Give only the number of lines in these records that contain the word "this".

--------------------

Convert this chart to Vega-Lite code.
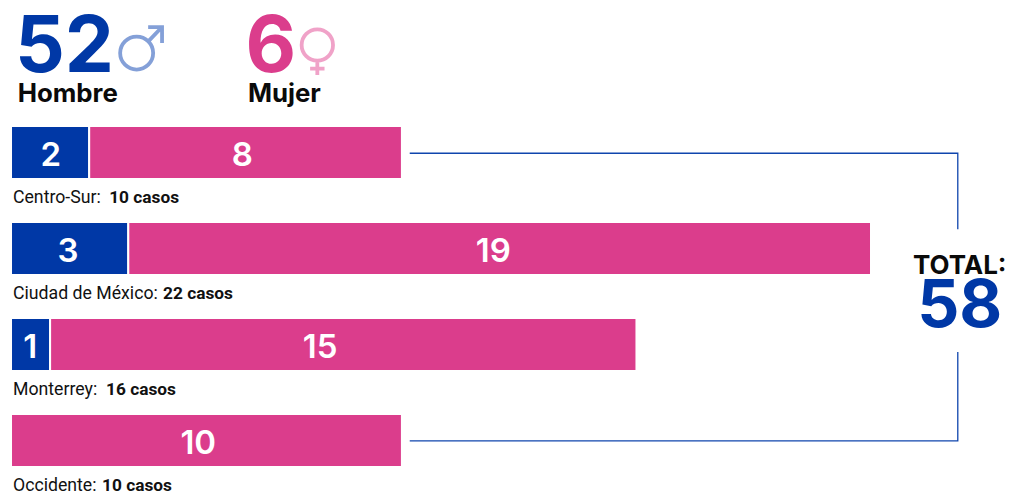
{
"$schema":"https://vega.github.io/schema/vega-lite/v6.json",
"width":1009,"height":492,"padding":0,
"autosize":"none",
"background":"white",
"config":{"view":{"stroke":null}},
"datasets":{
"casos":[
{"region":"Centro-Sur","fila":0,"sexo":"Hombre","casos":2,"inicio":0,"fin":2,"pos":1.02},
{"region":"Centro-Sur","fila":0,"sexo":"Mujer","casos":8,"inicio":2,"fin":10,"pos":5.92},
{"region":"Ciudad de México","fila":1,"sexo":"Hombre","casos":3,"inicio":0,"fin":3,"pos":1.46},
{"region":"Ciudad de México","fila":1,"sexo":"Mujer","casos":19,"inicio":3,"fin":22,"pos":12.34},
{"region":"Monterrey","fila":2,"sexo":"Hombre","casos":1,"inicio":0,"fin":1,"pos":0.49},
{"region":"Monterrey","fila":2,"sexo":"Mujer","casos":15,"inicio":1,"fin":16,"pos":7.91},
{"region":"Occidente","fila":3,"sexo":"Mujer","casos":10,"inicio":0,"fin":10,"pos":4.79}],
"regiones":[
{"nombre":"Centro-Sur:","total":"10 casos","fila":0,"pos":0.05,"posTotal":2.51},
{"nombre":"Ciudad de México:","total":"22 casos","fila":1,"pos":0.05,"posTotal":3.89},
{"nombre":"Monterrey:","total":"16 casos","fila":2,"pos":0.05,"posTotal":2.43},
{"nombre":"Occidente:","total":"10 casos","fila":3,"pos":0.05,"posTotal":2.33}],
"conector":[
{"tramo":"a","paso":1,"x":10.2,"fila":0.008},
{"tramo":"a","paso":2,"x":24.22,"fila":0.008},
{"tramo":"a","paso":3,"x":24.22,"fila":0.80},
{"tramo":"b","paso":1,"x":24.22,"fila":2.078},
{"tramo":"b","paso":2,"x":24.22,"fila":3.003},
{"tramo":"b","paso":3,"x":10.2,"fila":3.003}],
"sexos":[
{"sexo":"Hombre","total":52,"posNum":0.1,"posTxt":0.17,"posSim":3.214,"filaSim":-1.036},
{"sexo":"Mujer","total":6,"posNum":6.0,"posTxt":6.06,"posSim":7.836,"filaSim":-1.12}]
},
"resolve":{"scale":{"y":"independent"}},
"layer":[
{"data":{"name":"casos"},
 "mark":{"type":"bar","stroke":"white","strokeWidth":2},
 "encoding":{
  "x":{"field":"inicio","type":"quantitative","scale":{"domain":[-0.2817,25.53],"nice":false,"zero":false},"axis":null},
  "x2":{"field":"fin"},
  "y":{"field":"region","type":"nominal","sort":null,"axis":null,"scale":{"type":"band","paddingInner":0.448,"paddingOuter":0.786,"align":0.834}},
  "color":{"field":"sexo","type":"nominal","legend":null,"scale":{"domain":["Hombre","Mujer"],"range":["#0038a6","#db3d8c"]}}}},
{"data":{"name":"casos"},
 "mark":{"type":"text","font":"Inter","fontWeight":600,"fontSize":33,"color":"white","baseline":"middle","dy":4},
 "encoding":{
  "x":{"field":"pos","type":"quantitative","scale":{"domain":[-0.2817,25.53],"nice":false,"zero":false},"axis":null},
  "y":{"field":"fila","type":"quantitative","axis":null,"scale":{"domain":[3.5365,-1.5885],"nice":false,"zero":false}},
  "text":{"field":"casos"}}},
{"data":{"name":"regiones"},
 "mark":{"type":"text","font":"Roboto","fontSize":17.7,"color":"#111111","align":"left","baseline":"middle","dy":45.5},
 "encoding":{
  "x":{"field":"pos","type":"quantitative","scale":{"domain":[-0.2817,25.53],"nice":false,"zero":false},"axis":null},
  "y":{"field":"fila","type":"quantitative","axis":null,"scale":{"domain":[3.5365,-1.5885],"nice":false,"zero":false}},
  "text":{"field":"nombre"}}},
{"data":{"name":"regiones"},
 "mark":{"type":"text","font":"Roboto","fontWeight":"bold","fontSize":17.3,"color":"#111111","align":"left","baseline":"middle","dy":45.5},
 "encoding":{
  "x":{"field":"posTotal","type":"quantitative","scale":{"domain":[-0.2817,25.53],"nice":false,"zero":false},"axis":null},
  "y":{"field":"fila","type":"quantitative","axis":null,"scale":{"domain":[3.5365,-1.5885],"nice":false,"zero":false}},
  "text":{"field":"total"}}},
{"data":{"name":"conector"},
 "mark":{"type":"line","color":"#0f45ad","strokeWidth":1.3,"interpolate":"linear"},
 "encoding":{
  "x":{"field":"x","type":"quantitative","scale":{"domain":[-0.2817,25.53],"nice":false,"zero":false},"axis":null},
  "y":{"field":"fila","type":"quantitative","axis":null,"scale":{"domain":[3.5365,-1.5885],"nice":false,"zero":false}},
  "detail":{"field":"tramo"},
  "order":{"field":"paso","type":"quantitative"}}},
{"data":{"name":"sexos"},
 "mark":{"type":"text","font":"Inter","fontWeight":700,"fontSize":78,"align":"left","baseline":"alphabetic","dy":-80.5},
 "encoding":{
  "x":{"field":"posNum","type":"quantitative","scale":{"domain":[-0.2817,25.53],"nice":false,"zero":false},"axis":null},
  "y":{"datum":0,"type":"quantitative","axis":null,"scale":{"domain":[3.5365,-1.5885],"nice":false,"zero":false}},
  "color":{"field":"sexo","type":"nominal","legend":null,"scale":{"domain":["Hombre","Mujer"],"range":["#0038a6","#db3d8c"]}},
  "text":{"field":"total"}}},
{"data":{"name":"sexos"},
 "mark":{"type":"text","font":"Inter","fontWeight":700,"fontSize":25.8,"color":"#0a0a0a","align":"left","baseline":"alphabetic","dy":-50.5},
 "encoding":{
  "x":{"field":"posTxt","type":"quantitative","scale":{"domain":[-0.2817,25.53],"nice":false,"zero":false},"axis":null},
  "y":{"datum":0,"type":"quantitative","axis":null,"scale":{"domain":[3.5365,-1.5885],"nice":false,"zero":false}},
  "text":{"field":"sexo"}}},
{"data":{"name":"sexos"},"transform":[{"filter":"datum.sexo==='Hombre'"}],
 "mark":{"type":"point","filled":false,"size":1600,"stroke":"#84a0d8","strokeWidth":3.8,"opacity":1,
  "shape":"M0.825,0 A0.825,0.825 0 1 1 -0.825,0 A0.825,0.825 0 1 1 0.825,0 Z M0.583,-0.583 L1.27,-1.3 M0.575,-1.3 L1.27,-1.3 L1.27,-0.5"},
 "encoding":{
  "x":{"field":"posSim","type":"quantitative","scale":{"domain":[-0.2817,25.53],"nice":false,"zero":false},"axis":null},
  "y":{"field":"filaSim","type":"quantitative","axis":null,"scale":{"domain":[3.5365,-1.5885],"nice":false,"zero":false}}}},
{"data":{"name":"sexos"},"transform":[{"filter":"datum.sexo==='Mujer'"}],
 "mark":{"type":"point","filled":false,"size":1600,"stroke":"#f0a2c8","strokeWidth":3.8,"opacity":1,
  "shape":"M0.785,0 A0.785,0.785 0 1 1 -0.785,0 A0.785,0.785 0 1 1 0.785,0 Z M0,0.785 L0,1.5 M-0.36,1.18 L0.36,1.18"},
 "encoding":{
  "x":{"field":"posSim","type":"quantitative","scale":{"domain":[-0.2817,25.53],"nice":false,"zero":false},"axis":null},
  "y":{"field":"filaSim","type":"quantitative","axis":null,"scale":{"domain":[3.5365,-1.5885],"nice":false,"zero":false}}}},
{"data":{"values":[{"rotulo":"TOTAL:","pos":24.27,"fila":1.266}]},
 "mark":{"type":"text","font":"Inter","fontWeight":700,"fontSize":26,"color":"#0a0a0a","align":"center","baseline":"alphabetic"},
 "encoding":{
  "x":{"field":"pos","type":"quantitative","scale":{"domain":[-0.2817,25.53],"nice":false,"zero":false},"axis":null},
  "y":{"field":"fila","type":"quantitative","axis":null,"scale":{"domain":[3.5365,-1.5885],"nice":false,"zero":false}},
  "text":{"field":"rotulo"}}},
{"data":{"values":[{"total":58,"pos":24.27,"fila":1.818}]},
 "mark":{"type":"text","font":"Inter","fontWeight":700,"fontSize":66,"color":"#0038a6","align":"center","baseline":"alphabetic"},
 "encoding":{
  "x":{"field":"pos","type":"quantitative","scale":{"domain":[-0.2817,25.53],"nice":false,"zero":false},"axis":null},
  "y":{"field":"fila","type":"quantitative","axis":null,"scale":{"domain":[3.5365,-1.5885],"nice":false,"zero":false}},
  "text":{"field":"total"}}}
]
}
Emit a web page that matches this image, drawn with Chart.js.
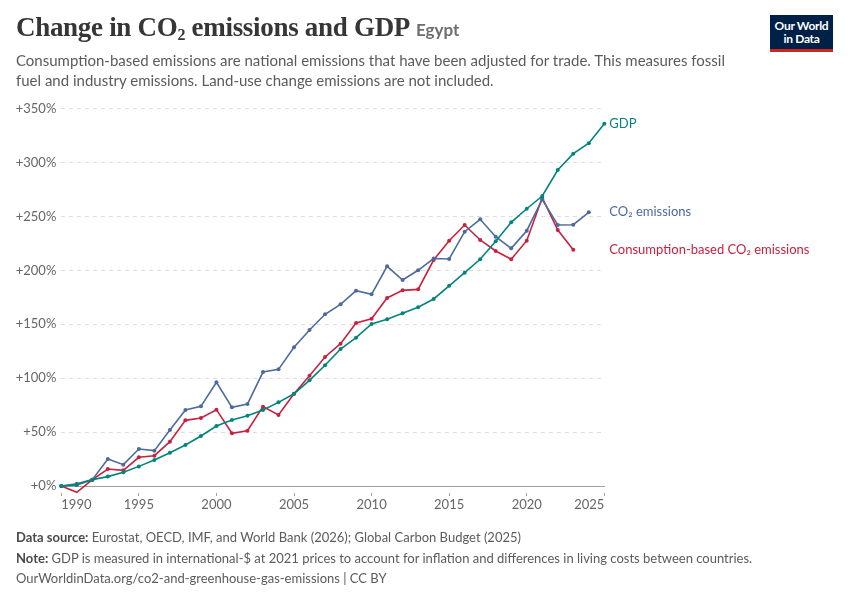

--------------------

> _Expected answer_: 2